Vasiliki Angelopoulou

Personal information
- Full name: Vasiliki Angelopoulou
- National team: Greece
- Born: 30 May 1987 (age 39) Athens, Greece
- Height: 1.59 m (5 ft 3 in)
- Weight: 49 kg (108 lb)

Sport
- Sport: Swimming
- Strokes: Butterfly, medley
- Club: AE Haidariou

Medal record
Women's swimming
Representing Greece
European Junior Championships
| Gold medal – first place | 2003 Glasgow | 200 m butterfly |
| Silver medal – second place | 2003 Glasgow | 200 m medley |

= Vasiliki Angelopoulou =

Greek swimmer (born 1987)

Vasiliki Angelopoulou (Βασιλική Αγγελοπούλου; born 30 May 1987 in Athens) is a retired Greek swimmer, who specialized in butterfly and individual medley events. Angelopoulou broke both a national and a European junior record of 2:10.64 to claim a gold medal in the 200 m butterfly at the 2003 European Junior Swimming Championships in Glasgow, Scotland. Angelopoulou also held the distinction of being the first female Greek swimmer to reach an Olympic final.

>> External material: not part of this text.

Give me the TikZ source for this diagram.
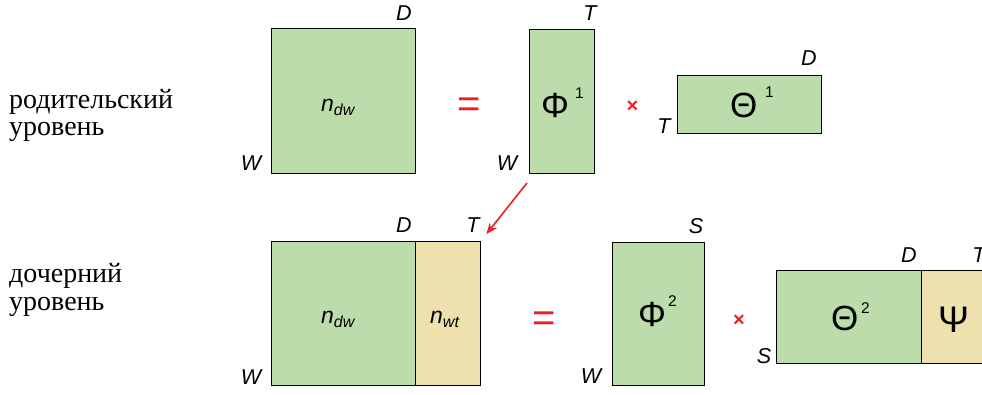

Angelopoulou qualified for two swimming events at the 2004 Summer Olympics in Athens, representing the host nation Greece. She achieved a FINA A-standard entry time of 2:10.64 (200 m butterfly) from the European Junior Swimming Championships On the first day of the competition, Angelopoulou set a Greek record time of 4:44.90, to secure her spot in the final of the 400 m individual medley. Being the nation's first female swimmer in the swimming final, Angelopoulou finished in last place by half a second (0.50) behind South Korea's Nam Yoo-Sun, in a time of 4:50.85. In the 200 m butterfly, Angelopoulou failed to qualify for the semifinals, as she placed twenty-second in the preliminary heats, outside her personal best time of 2:13.88.